Little survives from “5+1,” aside from the pamphlet and photographs of the lively opening by photographer and painter Adger Cowans. “Revisiting 5+1,” staged this winter at the Paul W. Zuccaire campus gallery at Stony Brook, is the result of assiduous research by professors and PhD candidates into the original exhibition, despite the archival gaps. A number of the original works have since been lost or destroyed, so the current show exhibits works by the same artists made around the late ’60s. It also incorporates work by women; Howardena Pindell curated a section that presents Black female artists active in the 1960s and ’70s who also created work largely out of step with BAM and struggled to receive recognition from major institutions.

Prominently featured in both the 1969 exhibition and “Revisiting 5+1” are similar barbed wire curtains by Edwards, hemmed at the bottom by lengths of rusted metal chain. Although their materials have associations with confinement and oppression, both works transform the severe wire and metal into a gossamer-like and playful architecture. In Cowans’s pictures, out-of-focus strands of wire often float harmlessly in the foreground of animated conversations between artists and friends, adding texture and a sense of leisure to the shots.

Other standout works include a large 1968 painting by Whitten that commands the exhibition with its infernal blood-orange hue. Layered with indeterminate forms, faint gestures evoking spray paint, and broad strokes and dripping splatters of oil, the canvas is energetic and chaotic, reflecting its turbulent times. Near Whitten’s canvas is an untitled Johnson painting (ca. 1969) on a tall wood panel showing an elongated, pyramidal shape composed of candy-colored vertical bands truncated before they reach their pinnacle. The central band is an intense yellow beam. The painting’s propulsive directionality, brought to an end ahead of its acme, might evoke thwarted intelligence and purpose. Alternatively, it encourages viewers to complete the mission on their own.

Pindell’s section encompasses a range of attitudes, mediums, and artistic concerns. Jabberwocky, a canvas from 1976–77 by activist artist Mary Lovelace O’Neal, is blackened with soot. Though O’Neal faced criticism for a lack of political messaging in her art, her use of color in this work is in fact socially powerful: at the time, soot and the color black were loaded with political and aesthetic meaning, with some artists regarding black as an important signifier of African American identity. Feeble lines of blue and pink peek through the charcoal, a formal gesture that O’Neal said was inspired by the “shot of light” that would pierce through “black spaces of flatness” in the sky of the Bay Area, where she lived. Elsewhere, a soft, sunny, semi-figural piece by Vivian Browne, painted after a 1971 trip to West Africa, likens the arch of a back to a dangling, especially ripe banana. Browne’s trip marked a turning point in her practice: inspired by the region’s vivid colors, textiles, and sculptures, she moved toward a more abstract style. Another gem in the show is Betye Saar’s Eyeball, a 2-minute film (an uncommon medium for Saar) featuring a procession of eyes mischievously close-cropped and edited to produce a haunting, depersonalized, atmosphere.

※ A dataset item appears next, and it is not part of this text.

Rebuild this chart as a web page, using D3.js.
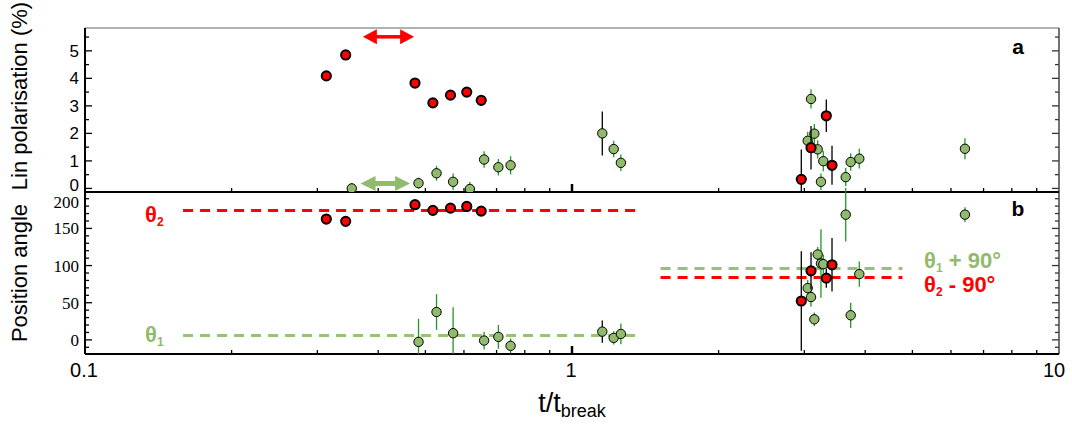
<!DOCTYPE html>
<html>
<head>
<meta charset="utf-8">
<script src="https://cdn.jsdelivr.net/npm/d3@7"></script>
<style>
  body { margin: 0; background: #fff; }
  svg { font-family: "Liberation Sans", Arial, sans-serif; }
</style>
</head>
<body>
<div id="chart"></div>
<script>
// polarised component (red): time, lin. polarisation, position angle
const redT      = [0.313, 0.343, 0.476, 0.518, 0.563, 0.608, 0.651, 2.957, 3.096, 3.328, 3.419];
const redPol    = [4.09, 4.85, 3.83, 3.11, 3.39, 3.50, 3.20, 0.33, 1.48, 2.64, 0.84];
const redPolErr = [0.05, 0.05, 0.05, 0.05, 0.05, 0.05, 0.05, 1.08, 0.79, 0.59, 0.71];
const redPA     = [162.6, 159.5, 181.9, 174.3, 177.3, 179.6, 173.3, 52.3, 92.9, 83.1, 101.0];
const redPAErr  = [1, 1, 1, 1, 1, 1, 1, 67, 25, 13, 36];

// green series, polarisation panel
const greenPolT   = [0.353, 0.484, 0.527, 0.570, 0.617, 0.660, 0.706, 0.748, 1.154, 1.218, 1.260,
                     3.048, 3.096, 3.145, 3.195, 3.245, 3.281, 3.648, 3.735, 3.890, 6.41];
const greenPol    = [0.0, 0.19, 0.55, 0.24, -0.02, 1.05, 0.77, 0.84, 2.0, 1.43, 0.93,
                     1.73, 3.25, 1.99, 1.42, 0.24, 0.99, 0.41, 0.96, 1.08, 1.44];
const greenPolErr = [0.2, 0.2, 0.27, 0.3, 0.25, 0.3, 0.3, 0.33, 0.8, 0.3, 0.3,
                     0.33, 0.35, 0.35, 0.33, 0.3, 0.37, 0.33, 0.32, 0.36, 0.38];

// green series, position angle panel
const greenPAT   = [0.484, 0.527, 0.570, 0.660, 0.706, 0.748, 1.154, 1.218, 1.260,
                    3.048, 3.096, 3.145, 3.195, 3.245, 3.281, 3.648, 3.735, 3.890, 6.41];
const greenPA    = [-2.7, 37.5, 9, -0.9, 4, -8, 11.1, 2.7, 8,
                    69.7, 57.6, 27.7, 114.9, 102.8, 101.9, 168.5, 33.1, 88.5, 168.5];
const greenPAErr = [31, 24, 35, 12, 16, 10, 15, 9, 14,
                    11, 13, 9, 10, 46, 13, 36, 17, 17, 10];

// epochs measured with the other instrument (black error bars)
const otherInstrT = [1.154];

// reference angles and their time ranges
const theta1 = 6, theta2 = 174;
const earlyRange = [0.159, 1.378];
const lateRange  = [1.52, 4.77];

// double arrows
const redArrowT = [0.372, 0.474], redArrowPol = 5.51;
const greenArrowT = [0.368, 0.465], greenArrowPol = 0.18;

const xTicks = [0.1, 1, 10];
const polTicks = [0, 1, 2, 3, 4, 5];
const paTicks = [0, 50, 100, 150, 200];

const W = 1072, H = 424;
const L = 85, R = 1059;
const topP = [28, 192], botP = [192, 354];

const svg = d3.select("#chart").append("svg")
  .attr("width", W).attr("height", H);

const x = d3.scaleLog().domain([0.1, 10]).range([L, R]);
const yPol = d3.scaleLinear().domain([-0.13, 5.83]).range([topP[1], topP[0]]);
const yPA = d3.scaleLinear().domain([-19, 199]).range([botP[1], botP[0]]);

const GREEN = "#90bb6c", GREEN_BAR = "#1f9a1f", GREEN_DASH = "#96c274", RED = "#ff0000";

// clip paths
const defs = svg.append("defs");
defs.append("clipPath").attr("id", "clipTop").append("rect")
  .attr("x", L).attr("y", topP[0]).attr("width", R - L).attr("height", topP[1] - topP[0]);
defs.append("clipPath").attr("id", "clipBot").append("rect")
  .attr("x", L).attr("y", botP[0] - 10).attr("width", R - L).attr("height", botP[1] - botP[0] + 10);

const minorX = d3.range(2, 10).map(d => d * 0.1).concat(d3.range(2, 10));

// frame + ticks for a panel
function panelFrame(y, yMinor, yMajor, p, serif, labelShift) {
  const g = svg.append("g");
  // y ticks on both sides
  yMinor.forEach(v => {
    const isMajor = yMajor.includes(v);
    const len = isMajor ? 7 : 4;
    g.append("line").attr("x1", L).attr("x2", L + len).attr("y1", y(v)).attr("y2", y(v))
      .attr("stroke", "#000").attr("stroke-width", 1.3);
    g.append("line").attr("x1", R).attr("x2", R - len).attr("y1", y(v)).attr("y2", y(v))
      .attr("stroke", "#333").attr("stroke-width", 1.3);
  });
  g.selectAll("text.yl").data(yMajor).join("text")
    .attr("x", 79)
    .attr("y", (d, i) => y(d) + 6 + labelShift(i))
    .attr("text-anchor", "end")
    .attr("font-size", 17)
    .attr("font-family", serif ? "'Liberation Serif', 'Times New Roman', serif" : "'Liberation Sans', Arial, sans-serif")
    .text(d => d);
  // x ticks pointing up from panel bottom
  minorX.forEach(v => {
    g.append("line").attr("x1", x(v)).attr("x2", x(v)).attr("y1", p[1]).attr("y2", p[1] - 4)
      .attr("stroke", "#000").attr("stroke-width", 1.3);
  });
  g.append("line").attr("x1", x(1)).attr("x2", x(1)).attr("y1", p[1]).attr("y2", p[1] - 8)
    .attr("stroke", "#000").attr("stroke-width", 2.5);
  return g;
}

panelFrame(yPol, d3.range(0, 5.81, 0.5).map(d => +d.toFixed(1)), polTicks, topP, false,
  i => (i === 0 ? -3 : 0));
panelFrame(yPA, d3.range(-10, 200, 10), paTicks, botP, true,
  i => (i === paTicks.length - 1 ? 11 : 0));

// borders
svg.append("line").attr("x1", L).attr("x2", R).attr("y1", topP[0]).attr("y2", topP[0])
  .attr("stroke", "#666").attr("stroke-width", 1.2);
svg.append("line").attr("x1", R).attr("x2", R).attr("y1", topP[0]).attr("y2", botP[1])
  .attr("stroke", "#444").attr("stroke-width", 1.5);
svg.append("line").attr("x1", L).attr("x2", L).attr("y1", topP[0]).attr("y2", botP[1])
  .attr("stroke", "#000").attr("stroke-width", 2);
svg.append("line").attr("x1", L).attr("x2", R).attr("y1", topP[1]).attr("y2", topP[1])
  .attr("stroke", "#000").attr("stroke-width", 2);
svg.append("line").attr("x1", L).attr("x2", R).attr("y1", botP[1]).attr("y2", botP[1])
  .attr("stroke", "#000").attr("stroke-width", 2);

// x tick labels
svg.selectAll("text.xl").data(xTicks).join("text")
  .attr("x", (d, i) => x(d) + (i === 2 ? -5 : -1))
  .attr("y", 377)
  .attr("text-anchor", "middle")
  .attr("font-size", 20)
  .text(d => d);

// axis titles
const xt = svg.append("text").attr("x", 572).attr("y", 412).attr("text-anchor", "middle")
  .attr("font-size", 27);
xt.append("tspan").text("t/t");
xt.append("tspan").attr("font-size", 18).attr("dy", 5).text("break");

svg.append("text").attr("transform", "translate(27,96) rotate(-90)")
  .attr("text-anchor", "middle").attr("font-size", 22).text("Lin polarisation (%)");
svg.append("text").attr("transform", "translate(27,273) rotate(-90)")
  .attr("text-anchor", "middle").attr("font-size", 22).text("Position angle");

// panel letters
svg.append("text").attr("x", 1018).attr("y", 54).attr("text-anchor", "middle")
  .attr("font-size", 21).attr("font-weight", "bold").text("a");
svg.append("text").attr("x", 1018).attr("y", 216).attr("text-anchor", "middle")
  .attr("font-size", 21).attr("font-weight", "bold").text("b");

// dashed reference lines
const dashes = [
  {r: earlyRange, v: theta2, c: RED},
  {r: earlyRange, v: theta1, c: GREEN_DASH},
  {r: lateRange, v: theta1 + 90, c: GREEN_DASH},
  {r: lateRange, v: theta2 - 90, c: RED}
];
svg.append("g").selectAll("line").data(dashes).join("line")
  .attr("x1", d => x(d.r[0])).attr("x2", d => x(d.r[1]))
  .attr("y1", d => yPA(d.v)).attr("y2", d => yPA(d.v))
  .attr("stroke", d => d.c).attr("stroke-width", 3)
  .attr("stroke-dasharray", "10,7");

function thetaLabel(xp, yp, sub, rest, color) {
  const t = svg.append("text").attr("x", xp).attr("y", yp).attr("fill", color)
    .attr("font-size", 22).attr("font-weight", "bold");
  t.append("tspan").text("θ");
  t.append("tspan").attr("font-size", 12).attr("dy", 4).text(sub);
  if (rest) t.append("tspan").attr("dy", -4).text(rest);
}
thetaLabel(145, 222, "2", "", RED);
thetaLabel(145, 342, "1", "", GREEN);
thetaLabel(924, 268, "1", " + 90°", GREEN);
thetaLabel(924, 292, "2", " - 90°", RED);

// double arrows
function dblArrow(t0, t1, yv, color, sw, hl, hw) {
  const x0 = x(t0), x1 = x(t1), yy = yPol(yv);
  const g = svg.append("g");
  g.append("line").attr("x1", x0 + hl - 1).attr("x2", x1 - hl + 1).attr("y1", yy).attr("y2", yy)
    .attr("stroke", color).attr("stroke-width", sw);
  g.append("path").attr("fill", color)
    .attr("d", `M${x0},${yy} L${x0 + hl},${yy - hw} L${x0 + hl},${yy + hw} Z`);
  g.append("path").attr("fill", color)
    .attr("d", `M${x1},${yy} L${x1 - hl},${yy - hw} L${x1 - hl},${yy + hw} Z`);
}
dblArrow(redArrowT[0], redArrowT[1], redArrowPol, RED, 3.5, 14, 7.5);
dblArrow(greenArrowT[0], greenArrowT[1], greenArrowPol, GREEN, 5, 15, 7.5);

// series drawing
function series(clip, y, ts, vs, es, fill, barColor, r, sw) {
  const g = svg.append("g").attr("clip-path", `url(#${clip})`);
  const data = ts.map((t, i) => ({t, v: vs[i], e: es[i]}));
  g.selectAll("line").data(data).join("line")
    .attr("x1", d => x(d.t)).attr("x2", d => x(d.t))
    .attr("y1", d => y(d.v - d.e)).attr("y2", d => y(d.v + d.e))
    .attr("stroke", d => otherInstrT.includes(d.t) ? "#000" : barColor)
    .attr("stroke-width", 1.3);
  g.selectAll("circle").data(data).join("circle")
    .attr("cx", d => x(d.t)).attr("cy", d => y(d.v)).attr("r", r)
    .attr("fill", fill).attr("stroke", "#000").attr("stroke-width", sw);
}

series("clipTop", yPol, greenPolT, greenPol, greenPolErr, GREEN, GREEN_BAR, 4.7, 1);
series("clipTop", yPol, redT, redPol, redPolErr, RED, "#000", 4.6, 2);
series("clipBot", yPA, greenPAT, greenPA, greenPAErr, GREEN, GREEN_BAR, 4.7, 1);
series("clipBot", yPA, redT, redPA, redPAErr, RED, "#000", 4.6, 2);
</script>
</body>
</html>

While “Revisiting 5+1” is exciting for its doubling of Bowling’s ambition, it also feels disconnected. Men and women are separated, and there is little discussion of how the original participants and newly included artists influenced and critiqued each other. Discussion of how the work of Black women abstract artists was further excluded and devalued in the late 20th century is limited to a catalogue essay.

In his essay for the 1969 exhibition, Bowling wrote, “The structure of Black life has revealed, over centuries, a creative, self-perpetuating process of anarchist, pro-life zeal which a study of the fine arts and history alone, though helpful, can never fully define.” Viewers might crave historical or sociopolitical referents for the diverse abstract gestures on display—could the breaks of light in O’Neal’s paintings represent the difficulty of individual expression amid prevailing demands on Black artists, or could Eyeball read as the repurposing of a surveilling gaze cast on Black women? In the end, these explanations prove to be contortions for justifying work that requires no such justification.